§ Set problem: Write out the entire listing below exactly, with the pictures left out.

§ Data shown:
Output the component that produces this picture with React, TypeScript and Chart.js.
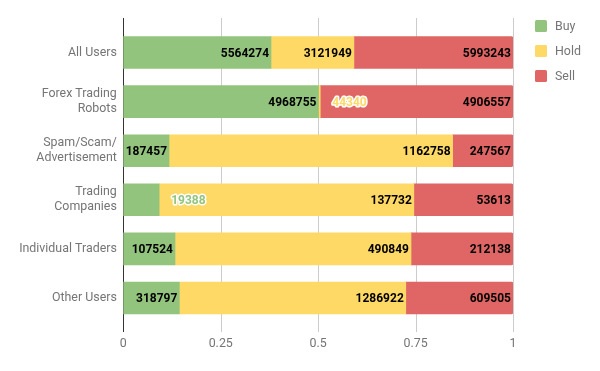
import React, { useEffect, useRef } from "react";
import { Chart, registerables } from "chart.js";

Chart.register(...registerables);

const categories: (string | string[])[] = [
  "All Users",
  ["Forex Trading", "Robots"],
  ["Spam/Scam/", "Advertisement"],
  ["Trading", "Companies"],
  "Individual Traders",
  "Other Users",
];
const buyValues = [5564274, 4968755, 187457, 19388, 107524, 318797];
const holdValues = [3121949, 44340, 1162758, 137732, 490849, 1286922];
const sellValues = [5993243, 4906557, 247567, 53613, 212138, 609505];
const seriesNames = ["Buy", "Hold", "Sell"];
const seriesColors = ["#93c47d", "#ffd966", "#e06666"];
const xTickLabels = ["0", "0.25", "0.5", "0.75", "1"];

const rawSeries = [buyValues, holdValues, sellValues];
const totals = categories.map((_, i) => buyValues[i] + holdValues[i] + sellValues[i]);

const FONT = "Roboto";
const LABEL_SIZE = 12.4;

const gridPlugin = {
  id: "customGrid",
  beforeDatasetsDraw(chart: any) {
    const ctx = chart.ctx;
    const xs = chart.scales.x;
    ctx.save();
    ctx.lineWidth = 1;
    xs.ticks.forEach((t: any) => {
      const px = Math.round(xs.getPixelForValue(t.value)) + 0.5;
      ctx.strokeStyle = t.value === 0 ? "#333333" : "#cccccc";
      ctx.beginPath();
      ctx.moveTo(px, 18);
      ctx.lineTo(px, 332);
      ctx.stroke();
    });
    ctx.restore();
  },
};

const labelPlugin = {
  id: "valueLabels",
  afterDatasetsDraw(chart: any) {
    const ctx = chart.ctx;
    ctx.save();
    ctx.font = `bold 12px ${FONT}`;
    ctx.textBaseline = "middle";
    chart.data.datasets.forEach((ds: any, di: number) => {
      const meta = chart.getDatasetMeta(di);
      meta.data.forEach((bar: any, i: number) => {
        const text = String(rawSeries[di][i]);
        const { x, base, y } = bar.getProps(["x", "base", "y"], true);
        const segW = x - base;
        const tw = ctx.measureText(text).width;
        if (tw + 4 <= segW) {
          ctx.textAlign = "right";
          ctx.fillStyle = "#000000";
          ctx.fillText(text, x - 2, y + 1);
        } else {
          ctx.textAlign = "left";
          ctx.lineJoin = "round";
          ctx.lineWidth = 3;
          ctx.strokeStyle = "#ffffff";
          ctx.strokeText(text, x + 12, y + 1);
          ctx.fillStyle = ds.backgroundColor;
          ctx.fillText(text, x + 12, y + 1);
        }
      });
    });
    ctx.restore();
  },
};

const legendPlugin = {
  id: "customLegend",
  afterDraw(chart: any) {
    const ctx = chart.ctx;
    ctx.save();
    ctx.font = `${LABEL_SIZE}px ${FONT}`;
    ctx.textBaseline = "middle";
    ctx.textAlign = "left";
    seriesNames.forEach((name, i) => {
      const top = 20 + i * 25;
      ctx.fillStyle = seriesColors[i];
      ctx.beginPath();
      (ctx as any).roundRect ? (ctx as any).roundRect(535, top, 12, 12, 1.5) : ctx.rect(535, top, 12, 12);
      ctx.fill();
      ctx.fillStyle = "#757575";
      ctx.fillText(name, 555, top + 6.5);
    });
    ctx.restore();
  },
};

export default function App() {
  const ref = useRef<HTMLCanvasElement | null>(null);
  useEffect(() => {
    document.body.style.margin = "0";
    if (!ref.current) return;
    const chart = new Chart(ref.current, {
      type: "bar",
      data: {
        labels: categories,
        datasets: rawSeries.map((vals, di) => ({
          label: seriesNames[di],
          data: vals.map((v, i) => v / totals[i]),
          backgroundColor: seriesColors[di],
          borderWidth: 0,
          barThickness: 32,
          borderRadius: di === 2 ? 2 : 0,
        })),
      },
      options: {
        indexAxis: "y",
        responsive: false,
        animation: false,
        devicePixelRatio: 1,
        layout: { padding: { top: 28, right: 87, left: 0, bottom: 0 } },
        plugins: { legend: { display: false }, tooltip: { enabled: false } },
        scales: {
          x: {
            stacked: true,
            min: 0,
            max: 1,
            grid: { display: false, drawTicks: false },
            border: { display: false },
            ticks: {
              stepSize: 0.25,
              padding: 14,
              color: "#757575",
              font: { family: FONT, size: LABEL_SIZE },
              callback: (_v: any, idx: number) => xTickLabels[idx],
            },
            afterFit: (s: any) => {
              s.height = 48.5;
            },
          },
          y: {
            stacked: true,
            grid: { display: false, drawTicks: false },
            border: { display: false },
            ticks: {
              padding: 6.5,
              color: "#757575",
              font: { family: FONT, size: LABEL_SIZE, lineHeight: 1.2 },
            },
            afterFit: (s: any) => {
              s.width = 123.3;
            },
          },
        },
      },
      plugins: [gridPlugin, labelPlugin, legendPlugin],
    } as any);
    return () => chart.destroy();
  }, []);
  return <canvas ref={ref} width={600} height={371} style={{ display: "block" }} />;
}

§ Answer below:
Output the component that produces this picture with React, TypeScript and Chart.js.
import React, { useEffect, useRef } from "react";
import { Chart, registerables } from "chart.js";

Chart.register(...registerables);

const categories: (string | string[])[] = [
  "All Users",
  ["Forex Trading", "Robots"],
  ["Spam/Scam/", "Advertisement"],
  ["Trading", "Companies"],
  "Individual Traders",
  "Other Users",
];
const buyValues = [5564274, 4968755, 187457, 19388, 107524, 318797];
const holdValues = [3121949, 44340, 1162758, 137732, 490849, 1286922];
const sellValues = [5993243, 4906557, 247567, 53613, 212138, 609505];
const seriesNames = ["Buy", "Hold", "Sell"];
const seriesColors = ["#93c47d", "#ffd966", "#e06666"];
const xTickLabels = ["0", "0.25", "0.5", "0.75", "1"];

const rawSeries = [buyValues, holdValues, sellValues];
const totals = categories.map((_, i) => buyValues[i] + holdValues[i] + sellValues[i]);

const FONT = "Roboto";
const LABEL_SIZE = 12.4;

const gridPlugin = {
  id: "customGrid",
  beforeDatasetsDraw(chart: any) {
    const ctx = chart.ctx;
    const xs = chart.scales.x;
    ctx.save();
    ctx.lineWidth = 1;
    xs.ticks.forEach((t: any) => {
      const px = Math.round(xs.getPixelForValue(t.value)) + 0.5;
      ctx.strokeStyle = t.value === 0 ? "#333333" : "#cccccc";
      ctx.beginPath();
      ctx.moveTo(px, 18);
      ctx.lineTo(px, 332);
      ctx.stroke();
    });
    ctx.restore();
  },
};

const labelPlugin = {
  id: "valueLabels",
  afterDatasetsDraw(chart: any) {
    const ctx = chart.ctx;
    ctx.save();
    ctx.font = `bold 12px ${FONT}`;
    ctx.textBaseline = "middle";
    chart.data.datasets.forEach((ds: any, di: number) => {
      const meta = chart.getDatasetMeta(di);
      meta.data.forEach((bar: any, i: number) => {
        const text = String(rawSeries[di][i]);
        const { x, base, y } = bar.getProps(["x", "base", "y"], true);
        const segW = x - base;
        const tw = ctx.measureText(text).width;
        if (tw + 4 <= segW) {
          ctx.textAlign = "right";
          ctx.fillStyle = "#000000";
          ctx.fillText(text, x - 2, y + 1);
        } else {
          ctx.textAlign = "left";
          ctx.lineJoin = "round";
          ctx.lineWidth = 3;
          ctx.strokeStyle = "#ffffff";
          ctx.strokeText(text, x + 12, y + 1);
          ctx.fillStyle = ds.backgroundColor;
          ctx.fillText(text, x + 12, y + 1);
        }
      });
    });
    ctx.restore();
  },
};

const legendPlugin = {
  id: "customLegend",
  afterDraw(chart: any) {
    const ctx = chart.ctx;
    ctx.save();
    ctx.font = `${LABEL_SIZE}px ${FONT}`;
    ctx.textBaseline = "middle";
    ctx.textAlign = "left";
    seriesNames.forEach((name, i) => {
      const top = 20 + i * 25;
      ctx.fillStyle = seriesColors[i];
      ctx.beginPath();
      (ctx as any).roundRect ? (ctx as any).roundRect(535, top, 12, 12, 1.5) : ctx.rect(535, top, 12, 12);
      ctx.fill();
      ctx.fillStyle = "#757575";
      ctx.fillText(name, 555, top + 6.5);
    });
    ctx.restore();
  },
};

export default function App() {
  const ref = useRef<HTMLCanvasElement | null>(null);
  useEffect(() => {
    document.body.style.margin = "0";
    if (!ref.current) return;
    const chart = new Chart(ref.current, {
      type: "bar",
      data: {
        labels: categories,
        datasets: rawSeries.map((vals, di) => ({
          label: seriesNames[di],
          data: vals.map((v, i) => v / totals[i]),
          backgroundColor: seriesColors[di],
          borderWidth: 0,
          barThickness: 32,
          borderRadius: di === 2 ? 2 : 0,
        })),
      },
      options: {
        indexAxis: "y",
        responsive: false,
        animation: false,
        devicePixelRatio: 1,
        layout: { padding: { top: 28, right: 87, left: 0, bottom: 0 } },
        plugins: { legend: { display: false }, tooltip: { enabled: false } },
        scales: {
          x: {
            stacked: true,
            min: 0,
            max: 1,
            grid: { display: false, drawTicks: false },
            border: { display: false },
            ticks: {
              stepSize: 0.25,
              padding: 14,
              color: "#757575",
              font: { family: FONT, size: LABEL_SIZE },
              callback: (_v: any, idx: number) => xTickLabels[idx],
            },
            afterFit: (s: any) => {
              s.height = 48.5;
            },
          },
          y: {
            stacked: true,
            grid: { display: false, drawTicks: false },
            border: { display: false },
            ticks: {
              padding: 6.5,
              color: "#757575",
              font: { family: FONT, size: LABEL_SIZE, lineHeight: 1.2 },
            },
            afterFit: (s: any) => {
              s.width = 123.3;
            },
          },
        },
      },
      plugins: [gridPlugin, labelPlugin, legendPlugin],
    } as any);
    return () => chart.destroy();
  }, []);
  return <canvas ref={ref} width={600} height={371} style={{ display: "block" }} />;
}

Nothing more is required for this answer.